**Exercise prompt**.
State how many lines hold the string "this". Give the number and nothing else.

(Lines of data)

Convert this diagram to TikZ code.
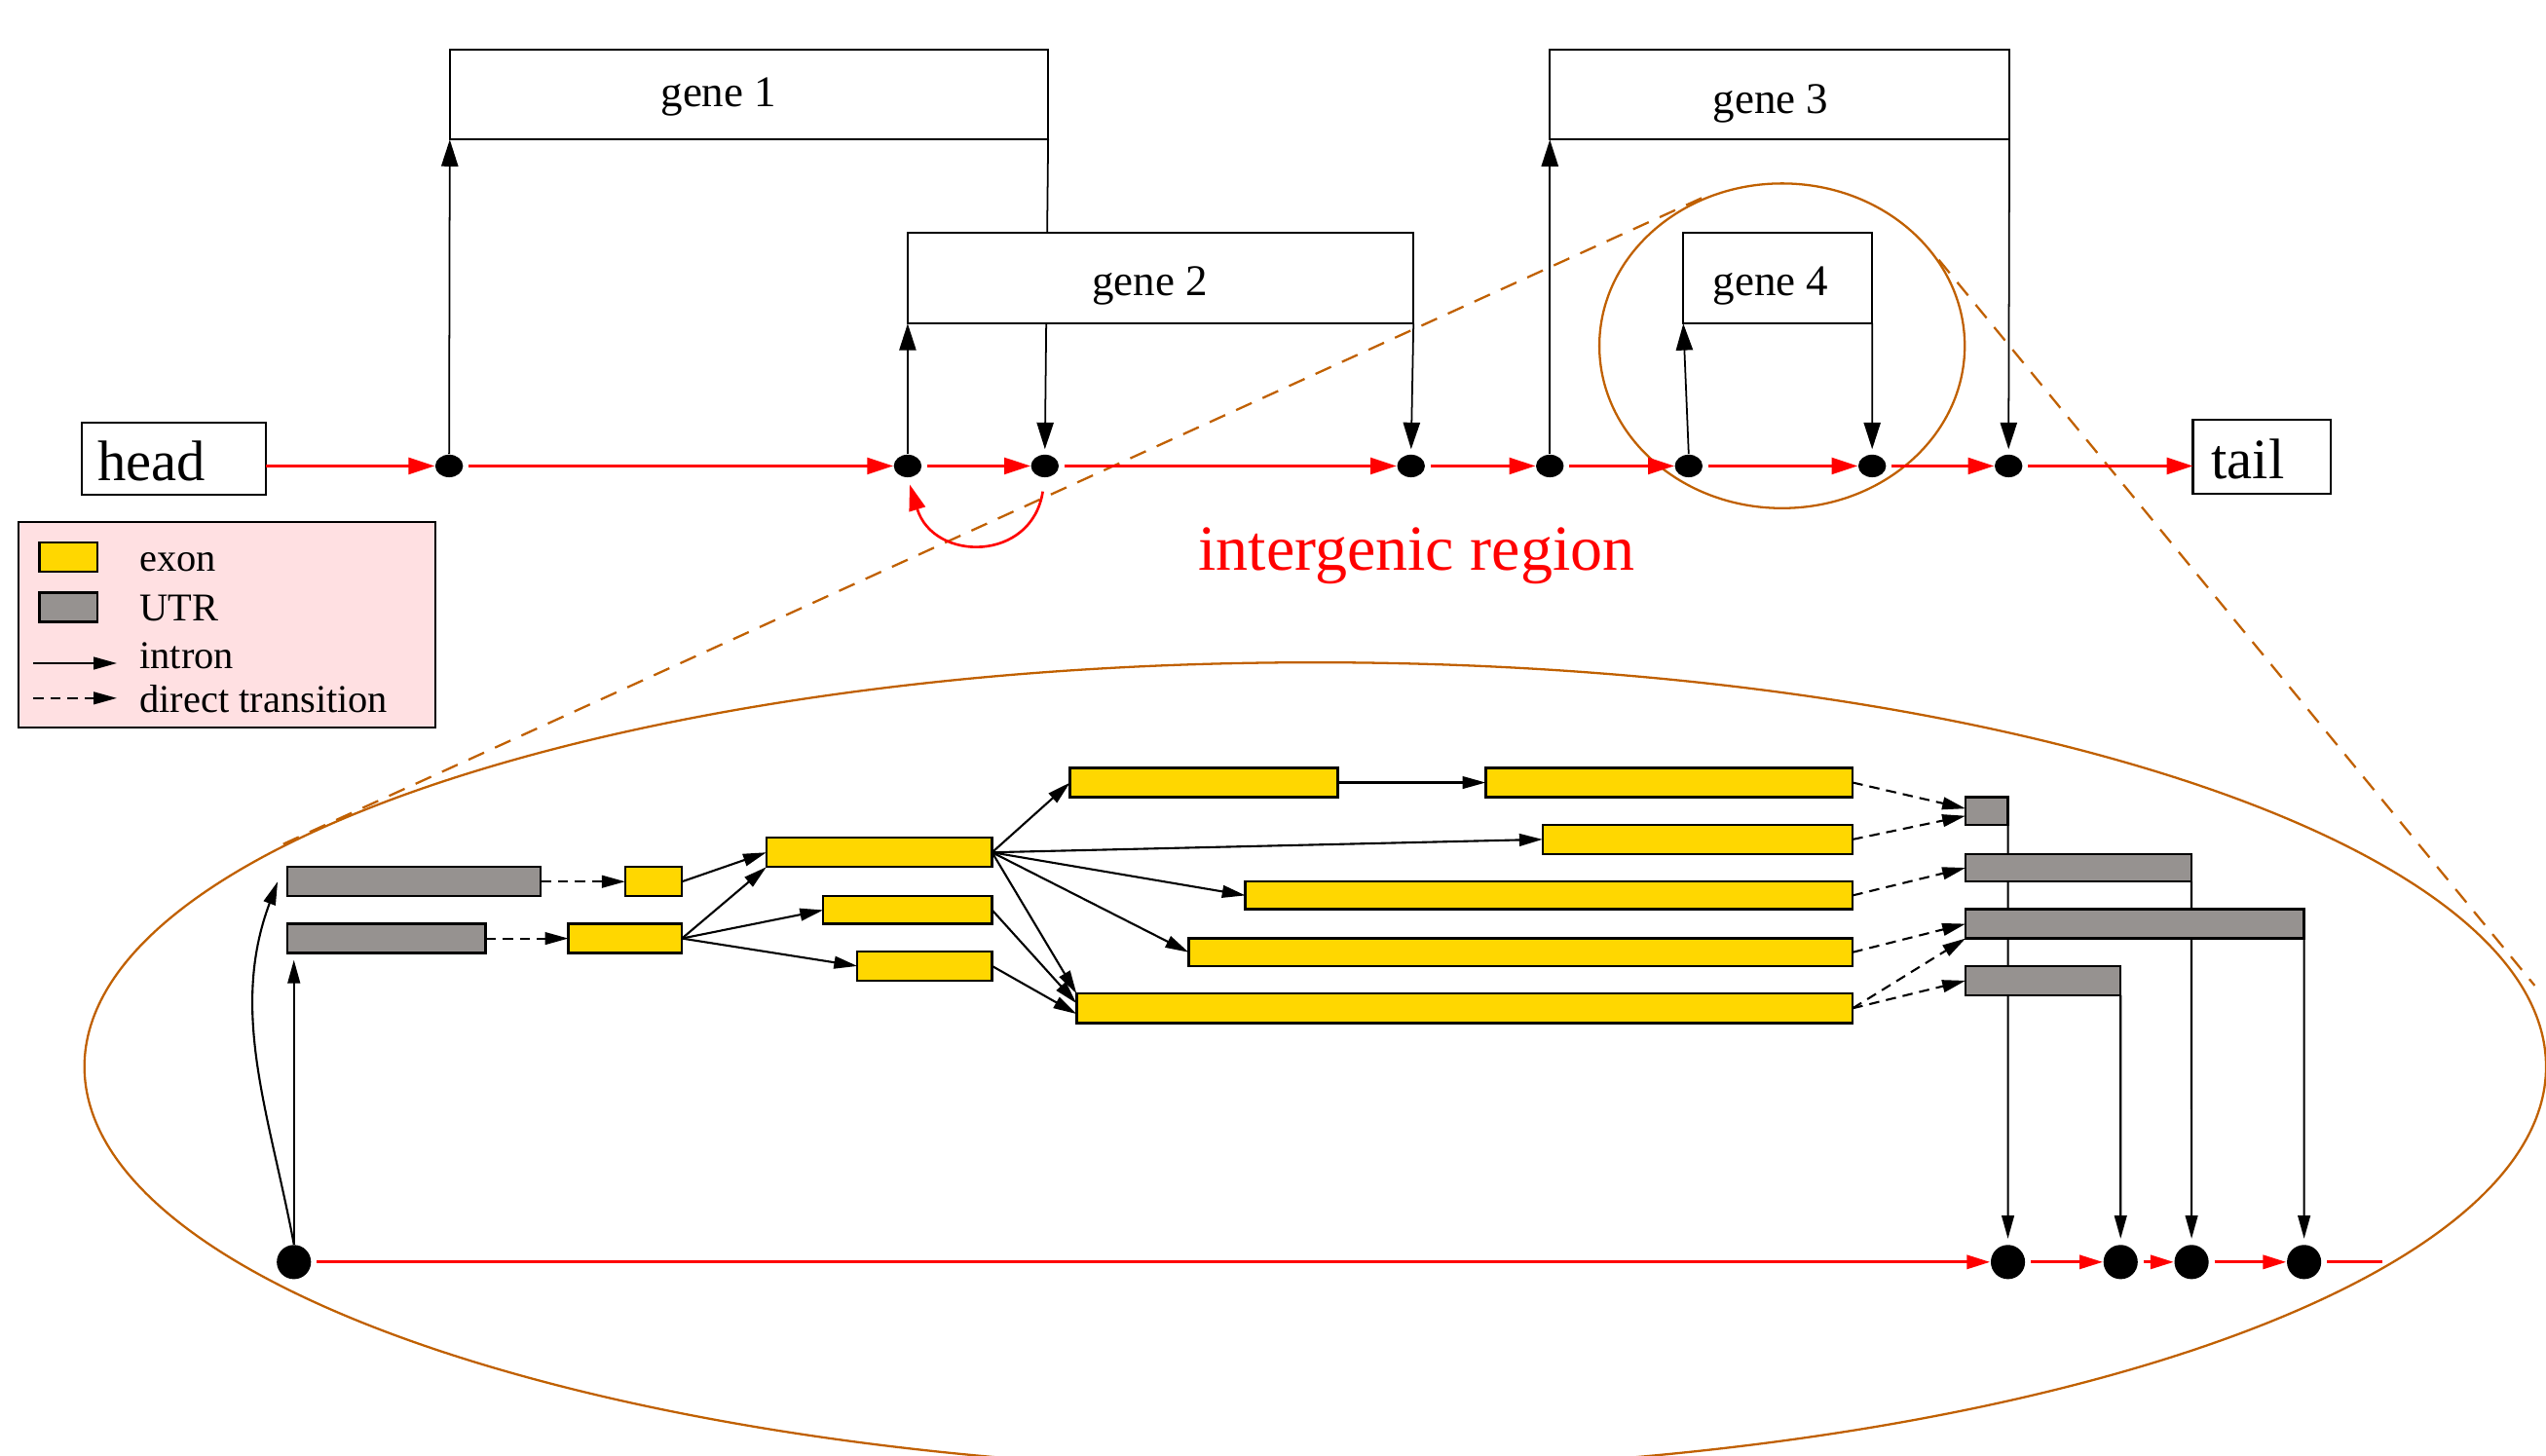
\documentclass[tikz,border=0pt]{standalone}
\usepackage{fontspec}
\setmainfont{Liberation Serif}
\usetikzlibrary{arrows.meta,shapes.geometric,calc,backgrounds}
\definecolor{exonc}{RGB}{255,215,0}
\definecolor{utrc}{RGB}{150,146,144}
\definecolor{orangec}{RGB}{192,96,0}
\definecolor{legc}{RGB}{255,224,226}
\newcommand{\mybox}[6]{\node[#6, minimum width={(#4-#2)*0.016671cm}, minimum height={(#5-#3)*0.016671cm}] (#1) at ({(#2+#4)/2},{(#3+#5)/2}) {};}
\newcommand{\fhead}{\fontsize{16.7}{20}\selectfont}
\newcommand{\fgene}{\fontsize{12.8}{15}\selectfont}
\newcommand{\fleg}{\fontsize{11.5}{14}\selectfont}
\newcommand{\fbig}{\fontsize{18.8}{22}\selectfont}
\tikzset{
 genebox/.style={draw, line width=0.6pt, fill=white, inner sep=0pt, outer sep=0pt},
 exonbox/.style={draw, fill=exonc, line width=0.7pt, inner sep=0pt, outer sep=0pt},
 utrbox/.style={draw, fill=utrc, line width=0.7pt, inner sep=0pt, outer sep=0pt},
 bdot/.style={ellipse, fill=black, minimum width=8.1pt, minimum height=6.6pt, inner sep=0pt},
 bigdot/.style={circle, fill=black, minimum size=10pt, inner sep=0pt},
 redarr/.style={red, line width=0.75pt, -{Triangle[length=7.6pt,width=4.8pt]}},
 redarrs/.style={red, line width=0.85pt, -{Triangle[length=6.8pt,width=4pt]}},
 blkarr/.style={black, line width=0.5pt, -{Triangle[length=7.8pt,width=4.9pt]}},
 inarr/.style={black, line width=0.6pt, -{Triangle[length=6.8pt,width=3.6pt]}},
 dirarr/.style={inarr, dash pattern=on 3pt off 2pt},
 orng/.style={draw=orangec, line width=0.65pt},
 lbl/.style={anchor=base west, inner sep=0pt, outer sep=0pt},
}
\begin{document}
\begin{tikzpicture}[x=0.016671cm, y=-0.016671cm]
\useasboundingbox (0,0) rectangle (1568,896.2);

% magnifier ellipses
\node[ellipse, orng, minimum width=1516*0.016671cm, minimum height=498*0.016671cm, inner sep=0pt] (big) at (810,657) {};
\node[ellipse, orng, minimum width=225*0.016671cm, minimum height=200*0.016671cm, inner sep=0pt] (sm) at (1097.5,213) {};
\draw[orng, dash pattern=on 5pt off 3.5pt] ($(sm.center)+(-49.5,-91)$) -- ($(big.center)+(-638,-136)$);
\draw[orng, dash pattern=on 5pt off 3.5pt] ($(sm.center)+(96.5,-53)$) -- ($(big.center)+(751,-50)$);

% top level boxes
\mybox{head}{50.5}{260.5}{164}{304.5}{genebox}
\node[lbl, font=\fhead] (headt) at (60,296) {head};
\mybox{tail}{1350.5}{258.5}{1435.5}{304}{genebox}
\node[lbl, font=\fhead] (tailt) at (1362,295) {tail};
\mybox{gene1}{277}{30.6}{645.5}{86}{genebox}
\node[lbl, font=\fgene] (g1t) at (407,65.5) {gene 1};
\mybox{gene3}{954.5}{30.6}{1237.5}{86}{genebox}
\node[lbl, font=\fgene] (g3t) at (1055,69.6) {gene 3};

% dots on the main line
\node[bdot] (d1) at (276.6,287) {};
\node[bdot] (d2) at (559,287) {};
\node[bdot] (d3) at (643.5,287) {};
\node[bdot] (d4) at (869,287) {};
\node[bdot] (d5) at (954.5,287) {};
\node[bdot] (d6) at (1040,287) {};
\node[bdot] (d7) at (1153,287) {};
\node[bdot] (d8) at (1237,287) {};

\begin{pgfonlayer}{background}
\draw[blkarr, shorten >=1.4pt] (gene1.south east) -- (d3.north);
\end{pgfonlayer}

\mybox{gene2}{559}{143.5}{870.5}{199.3}{genebox}
\node[lbl, font=\fgene] (g2t) at (672.5,182) {gene 2};
\mybox{gene4}{1036.7}{143.4}{1153}{199.3}{genebox}
\node[lbl, font=\fgene] (g4t) at (1055,182) {gene 4};

% red main line
\draw[redarr] (head.east |- d1.west) -- (d1.west);
\draw[redarr, shorten <=1.5pt] (d1.east) -- (d2.west);
\draw[redarr, shorten <=1.5pt] (d2.east) -- (d3.west);
\draw[redarr, shorten <=1.5pt] (d3.east) -- (d4.west);
\draw[redarr, shorten <=1.5pt] (d4.east) -- (d5.west);
\draw[redarr, shorten <=1.5pt] (d5.east) -- (d6.west);
\draw[redarr, shorten <=1.5pt] (d6.east) -- (d7.west);
\draw[redarr, shorten <=1.5pt] (d7.east) -- (d8.west);
\draw[redarr, shorten <=1.5pt] (d8.east) -- (tail.west |- d8.east);
\draw[redarr, shorten <=4pt, shorten >=2pt] (d3.south) .. controls +(-8,52) and +(16,52) .. (d2.south);

% gene connectors
\draw[blkarr] (d1.north) -- (gene1.south west);
\draw[blkarr] (d2.north) -- (gene2.south west);
\draw[blkarr, shorten >=1.4pt] (gene2.south east) -- (d4.north);
\draw[blkarr] (d5.north) -- (gene3.south west);
\draw[blkarr, shorten >=1.4pt] (gene3.south east) -- (d8.north);
\draw[blkarr] (d6.north) -- (gene4.south west);
\draw[blkarr, shorten >=1.4pt] (gene4.south east) -- (d7.north);

\node[lbl, font=\fbig, text=red] (igr) at (738,351) {intergenic region};

% legend
\mybox{legend}{11.4}{321.6}{268}{448}{draw, fill=legc, line width=0.6pt, inner sep=0pt}
\mybox{lgex}{24.4}{334}{60}{352}{exonbox}
\mybox{lgutr}{24.4}{365}{60}{383}{utrbox}
\coordinate (li1) at (20.6,408.5);
\coordinate (li2) at (72,408.5);
\coordinate (lt1) at (20.6,430);
\coordinate (lt2) at (72,430);
\draw[inarr] (li1) -- (li2);
\draw[dirarr] (lt1) -- (lt2);
\node[lbl, font=\fleg] (lgt1) at (86,352) {exon};
\node[lbl, font=\fleg] (lgt2) at (86,382.7) {UTR};
\node[lbl, font=\fleg] (lgt3) at (86,412) {intron};
\node[lbl, font=\fleg] (lgt4) at (86,439) {direct transition};

% gene structure
\mybox{utrA}{177}{534}{333}{552}{utrbox}
\mybox{utrB}{177}{569}{299}{587}{utrbox}
\mybox{e1}{385}{534}{420}{552}{exonbox}
\mybox{e2}{350}{569}{420}{587}{exonbox}
\mybox{e3}{472}{516}{611}{534}{exonbox}
\mybox{e4}{507}{552}{611}{569}{exonbox}
\mybox{e5}{528}{586}{611}{604}{exonbox}
\mybox{e6}{659}{473}{824}{491}{exonbox}
\mybox{e7}{915}{473}{1141}{491}{exonbox}
\mybox{e8}{950}{508}{1141}{526}{exonbox}
\mybox{e9}{767}{543}{1141}{560}{exonbox}
\mybox{e10}{732}{578}{1141}{595}{exonbox}
\mybox{e11}{663}{612}{1141}{630}{exonbox}
\mybox{u1}{1210.5}{491}{1236.6}{508}{utrbox}
\mybox{u2}{1210.5}{526}{1349.6}{543}{utrbox}
\mybox{u3}{1210.5}{560}{1419}{578}{utrbox}
\mybox{u4}{1210.5}{595}{1306}{613}{utrbox}

\node[bigdot] (ld) at (181,777.3) {};
\node[bigdot] (bA) at (1236.6,777.3) {};
\node[bigdot] (bB) at (1306,777.3) {};
\node[bigdot] (bC) at (1349.7,777.3) {};
\node[bigdot] (bD) at (1419,777.3) {};
\coordinate (rend) at (1467,777.3);

\begin{pgfonlayer}{background}
\draw[inarr, shorten >=1.6pt] (u1.south east) -- (bA.north);
\draw[inarr, shorten >=1.6pt] (u2.south east) -- (bC.north);
\draw[inarr, shorten >=1.6pt] (u3.south east) -- (bD.north);
\draw[inarr, shorten >=1.6pt] (u4.south east) -- (bB.north);
\end{pgfonlayer}

\draw[redarrs, shorten <=1.5pt] (ld.east) -- (bA.west);
\draw[redarrs, shorten <=1.5pt] (bA.east) -- (bB.west);
\draw[redarrs, shorten <=1.5pt] (bB.east) -- (bC.west);
\draw[redarrs, shorten <=1.5pt] (bC.east) -- (bD.west);
\draw[red, line width=0.85pt, shorten <=1.5pt] (bD.east) -- (rend);

\draw[inarr] (ld.north) .. controls +(-15,-80) and +(-30,80) .. ($(utrA.west)+(-6,0)$);
\draw[inarr, shorten >=2pt] (ld.north) -- (ld.north |- utrB.south);

\draw[dirarr] (utrA.east) -- (e1.west);
\draw[dirarr] (utrB.east) -- (e2.west);
\draw[inarr] (e1.east) -- (e3.west);
\draw[inarr] (e2.east) -- (e3.south west);
\draw[inarr] (e2.east) -- (e4.west);
\draw[inarr] (e2.east) -- (e5.west);
\draw[inarr] (e3.east) -- (e6.west);
\draw[inarr] (e3.east) -- (e8.west);
\draw[inarr] (e3.east) -- (e9.west);
\draw[inarr] (e3.east) -- (e10.west);
\draw[inarr] (e3.east) -- (e11.north west);
\draw[inarr] (e4.east) -- ($(e11.west)+(0,-3)$);
\draw[inarr] (e5.east) -- ($(e11.west)+(0,3.5)$);
\draw[inarr] (e6.east) -- (e7.west);
\draw[dirarr] (e7.east) -- ($(u1.west)+(0,-1.5)$);
\draw[dirarr] (e8.east) -- ($(u1.west)+(0,3)$);
\draw[dirarr] (e9.east) -- (u2.west);
\draw[dirarr] (e10.east) -- (u3.west);
\draw[dirarr] (e11.east) -- (u3.south west);
\draw[dirarr] (e11.east) -- (u4.west);
\end{tikzpicture}
\end{document}
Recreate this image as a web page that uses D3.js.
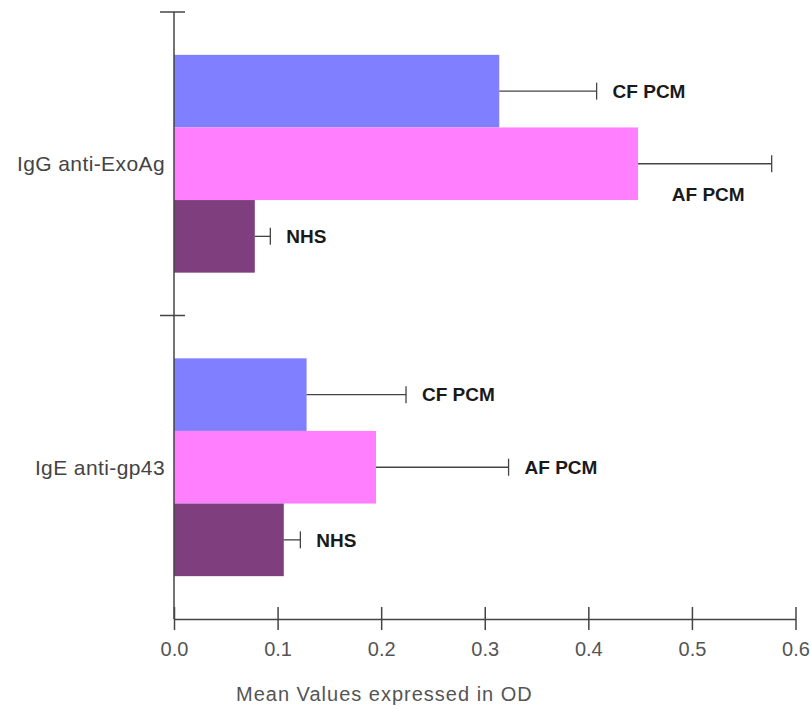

**Exercise response**.
2